Как сейчас помню, это выражение, адресованное маленькому связному броневичку, показалось мне трогательным. В самом деле, к этому броневику была какая-то нежность: вот такой маленький, а дошел, врезался в окоп и здесь в последнюю минуту погиб.
Когда сели в машину, мне пришла в голову мысль, которую я сейчас же высказал Ставскому, — что хорошо бы, когда кончится конфликт, вместо всяких обычных памятников поставить в степи на высоком месте один из погибших здесь танков, избитый осколками снарядов, развороченный, но победивший.
Ставский резко заспорил со мной, говоря, что зачем же как монумент победы ставить ржавое, разбитое, то есть потерпевшее поражение, железо! Раз танк был так или иначе разбит или поврежден, он не годится для монумента победы.
Мы довольно долго спорили, но так и не сошлись во взглядах. Потом, когда я написал и напечатал стихотворение «Танк», в котором говорилось об этом, мы со Ставским случайно встретились в Москве и опять поспорили. Он снова говорил, что я не прав.
Но дело было, конечно, не в его или моей правоте, а в том, что эта же идея постепенно рождалась у самых разных людей: на нее наталкивала сама война. И сколько их, таких памятников, сейчас стоит, после войны, в разных местах!

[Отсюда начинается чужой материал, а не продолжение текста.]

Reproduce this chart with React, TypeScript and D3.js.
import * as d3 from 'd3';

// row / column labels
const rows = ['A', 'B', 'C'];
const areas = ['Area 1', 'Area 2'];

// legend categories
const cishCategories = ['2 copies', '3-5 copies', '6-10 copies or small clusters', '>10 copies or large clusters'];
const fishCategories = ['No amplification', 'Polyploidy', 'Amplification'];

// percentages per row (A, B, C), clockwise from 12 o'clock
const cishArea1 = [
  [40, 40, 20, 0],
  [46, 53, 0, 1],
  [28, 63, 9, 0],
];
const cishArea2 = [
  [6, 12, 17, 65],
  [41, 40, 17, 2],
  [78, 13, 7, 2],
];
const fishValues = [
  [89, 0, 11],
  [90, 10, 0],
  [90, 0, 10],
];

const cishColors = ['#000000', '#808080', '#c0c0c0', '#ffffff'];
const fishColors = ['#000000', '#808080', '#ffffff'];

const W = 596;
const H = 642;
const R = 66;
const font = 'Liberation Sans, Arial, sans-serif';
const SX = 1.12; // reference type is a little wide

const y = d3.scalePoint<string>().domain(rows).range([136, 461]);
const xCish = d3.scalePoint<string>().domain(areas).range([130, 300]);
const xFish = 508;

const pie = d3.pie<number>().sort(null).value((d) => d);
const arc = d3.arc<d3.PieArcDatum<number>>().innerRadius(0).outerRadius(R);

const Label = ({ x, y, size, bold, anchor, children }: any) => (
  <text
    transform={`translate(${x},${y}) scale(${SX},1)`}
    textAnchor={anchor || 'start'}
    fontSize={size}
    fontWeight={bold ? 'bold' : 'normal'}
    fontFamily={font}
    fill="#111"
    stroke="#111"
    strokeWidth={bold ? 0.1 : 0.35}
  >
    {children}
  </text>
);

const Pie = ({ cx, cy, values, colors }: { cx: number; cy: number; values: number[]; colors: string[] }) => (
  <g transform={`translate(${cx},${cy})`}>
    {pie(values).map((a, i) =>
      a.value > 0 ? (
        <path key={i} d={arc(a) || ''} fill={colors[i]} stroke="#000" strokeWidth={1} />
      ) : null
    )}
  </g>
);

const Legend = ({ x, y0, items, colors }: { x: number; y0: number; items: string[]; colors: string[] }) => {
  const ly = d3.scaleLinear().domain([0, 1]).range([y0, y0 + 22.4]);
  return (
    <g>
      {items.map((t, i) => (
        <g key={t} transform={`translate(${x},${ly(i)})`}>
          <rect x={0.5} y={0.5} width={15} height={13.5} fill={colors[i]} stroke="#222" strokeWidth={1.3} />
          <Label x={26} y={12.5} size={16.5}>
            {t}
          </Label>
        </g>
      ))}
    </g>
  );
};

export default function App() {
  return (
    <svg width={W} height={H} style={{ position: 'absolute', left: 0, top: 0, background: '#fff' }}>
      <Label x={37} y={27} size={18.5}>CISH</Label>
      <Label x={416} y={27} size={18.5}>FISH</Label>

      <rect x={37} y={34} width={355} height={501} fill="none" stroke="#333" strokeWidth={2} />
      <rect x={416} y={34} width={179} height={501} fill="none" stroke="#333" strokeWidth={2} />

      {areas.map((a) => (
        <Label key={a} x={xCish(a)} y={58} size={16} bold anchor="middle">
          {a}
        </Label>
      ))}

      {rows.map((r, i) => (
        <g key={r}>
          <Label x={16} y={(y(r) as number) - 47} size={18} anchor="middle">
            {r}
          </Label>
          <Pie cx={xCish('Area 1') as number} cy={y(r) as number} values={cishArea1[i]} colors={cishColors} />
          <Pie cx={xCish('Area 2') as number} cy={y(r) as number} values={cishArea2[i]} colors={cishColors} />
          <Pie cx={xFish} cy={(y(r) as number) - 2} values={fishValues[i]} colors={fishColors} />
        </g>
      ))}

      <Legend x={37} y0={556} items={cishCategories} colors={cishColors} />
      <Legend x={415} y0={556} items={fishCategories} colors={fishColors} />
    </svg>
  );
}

Кстати, как мне говорили, на Халхин-Голе теперь тоже стоит именно такой памятник — танк…
Совершенно неисповедимыми путями, по кромешной тьме Ставский, не вылезая из-за руля, за три часа довел машину до Баин-Бурта, сделав на обратном пути по непроглядной степи около ста километров.
Мы остановились у юрты Ортенберга. Я пошел туда переполненный впечатлениями, усталый, взволнованный и счастливый в этот момент тем, что война уже кончилась и опасности позади. Я чувствовал себя если не совсем, то почти причастным ко всему, что произошло.

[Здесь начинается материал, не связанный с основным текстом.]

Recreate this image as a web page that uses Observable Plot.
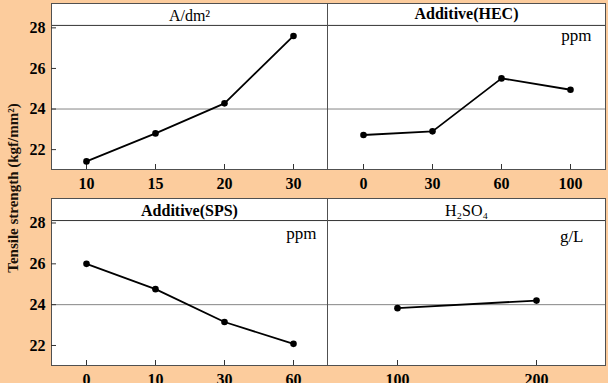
<!DOCTYPE html>
<html><head><meta charset="utf-8">
<script src="https://cdn.jsdelivr.net/npm/d3@7"></script>
<script src="https://cdn.jsdelivr.net/npm/@observablehq/plot@0.6"></script>
<style>
html,body{margin:0;padding:0;background:#fccc9d;}
#chart{position:relative;width:608px;height:383px;overflow:hidden;background:#fccc9d;font-family:"Liberation Serif","Times New Roman",serif;}
#chart svg{position:absolute;font-family:"Liberation Serif","Times New Roman",serif !important;}
#chart svg text{font-family:"Liberation Serif","Times New Roman",serif !important;}
#ylab{position:absolute;left:13px;top:188px;transform:translate(-50%,-50%) rotate(-90deg);white-space:nowrap;font-weight:bold;font-size:15px;color:#1a1209;}
</style></head><body>
<div id="chart"><div id="ylab">Tensile strength (kgf/mm²)</div></div>
<script>
// Data
const yTicks = [22, 24, 26, 28];
const currentX = ["10", "15", "20", "30"];
const currentY = [21.42, 22.80, 24.28, 27.60];
const hecX = ["0", "30", "60", "100"];
const hecY = [22.72, 22.90, 25.51, 24.95];
const spsX = ["0", "10", "30", "60"];
const spsY = [26.00, 24.76, 23.15, 22.08];
const acidX = ["100", "200"];
const acidY = [23.83, 24.20];
const titles = ["A/dm²", "Additive(HEC)", "Additive(SPS)", "H₂SO₄"];
const units = ["", "ppm", "ppm", "g/L"];

const font = '"Liberation Serif","Times New Roman",serif';
const layout = [
  {x: currentX, y: currentY, left: 0, top: 0, w: 327, ml: 51, mr: 0, showY: true, bold: false, udx: 0, udy: 0, tdy: 12},
  {x: hecX, y: hecY, left: 327, top: 0, w: 281, ml: 0, mr: 3, showY: false, bold: true, udx: -14, udy: 32, tdy: 10.5},
  {x: spsX, y: spsY, left: 0, top: 195, w: 327, ml: 51, mr: 0, showY: true, bold: true, udx: -11, udy: 35.5, tdy: 12.5},
  {x: acidX, y: acidY, left: 327, top: 195, w: 281, ml: 0, mr: 3, showY: false, bold: false, udx: -22, udy: 38, tdy: 12.5}
];
const chart = document.getElementById("chart");
layout.forEach((p, i) => {
  const data = p.x.map((x, j) => ({x, y: p.y[j]}));
  const mt = 3;
  const ph = i < 2 ? 166 : 167;
  const mb = 30;
  const svg = Plot.plot({
    width: p.w, height: mt + ph + mb,
    marginLeft: p.ml, marginRight: p.mr, marginTop: mt, marginBottom: mb,
    style: {background: "transparent", fontFamily: font, fontSize: "16px", color: "#000", overflow: "visible"},
    x: {type: "point", domain: p.x, padding: 0.5},
    y: {domain: [21.02, 29.2], axis: p.showY ? undefined : null},
    marks: [
      Plot.frame({fill: "white", stroke: null}),
      Plot.ruleY([24], {stroke: "#858585", strokeWidth: 1}),
      Plot.ruleY([28.12], {stroke: "#333", strokeWidth: 1}),
      Plot.frame({stroke: "#505050"}),
      Plot.axisX({tickSize: -5, tickPadding: 13, fontWeight: "bold", fontSize: 16, fontFamily: font, label: null, stroke: "#333"}),
      p.showY ? Plot.axisY({ticks: yTicks, tickSize: -5, tickPadding: 11, fontWeight: "bold", fontSize: 16, fontFamily: font, label: null, stroke: "#333"}) : null,
      Plot.line(data, {x: "x", y: "y", stroke: "black", strokeWidth: 1.8}),
      Plot.dot(data, {x: "x", y: "y", r: 3.3, fill: "black"}),
      Plot.text([titles[i]], {frameAnchor: "top", lineAnchor: "middle", dy: p.tdy, fontWeight: p.bold ? "bold" : "normal", fontSize: 16, fontFamily: font, fill: "black"}),
      units[i] ? Plot.text([units[i]], {frameAnchor: "top-right", textAnchor: "end", lineAnchor: "middle", dx: p.udx, dy: p.udy, fontSize: 17, fontFamily: font, fill: "black"}) : null
    ]
  });
  svg.style.left = p.left + "px";
  svg.style.top = p.top + "px";
  chart.appendChild(svg);
});
</script>
</body></html>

В юрте было жарко. Топилась стоявшая посредине и уходившая трубой в потолок железная печка, а Ортенберг сидел на койке в полном обмундировании и спал, навалившись лицом и руками на стол, на котором лежала свежая полоса газеты «Героическая красноармейская». Он каждый день с рассвета уезжал в войска, возвращался к ночи и, выпустив газету, снова уезжал. Когда мы вошли, он поднял голову, посмотрел на нас сонными глазами, потом посмотрел на полосу, лежавшую перед ним, и красным карандашом — он, заснув, продолжал держать карандаш в руке — размашисто вычеркнул несколько абзацев, потом подумал, посмотрел на меня и вычеркнул целую колонку. Потом сказал:
— Надо написать стихи в номер. Сколько вам нужно строк? Шестьдесят хватит?
Я не нашел даже, что сказать.
— Шестьдесят, — сказал он. — Я снял тут одну колонку. Идите пишите.
Ночью я написал свое первое стихотворение для нашей армейской газеты. Это был мой первый опыт писания фронтовых рассказов в стихах, посвященных конкретным людям с подлинными фамилиями. Таких вещей я на Халхин-Голе написал десять или двенадцать. В начале Великой Отечественной войны по настоянию Ортенберга я, работая уже в «Красной звезде», написал еще два таких стихотворения, а потом бросил это и перешел на военные корреспонденции.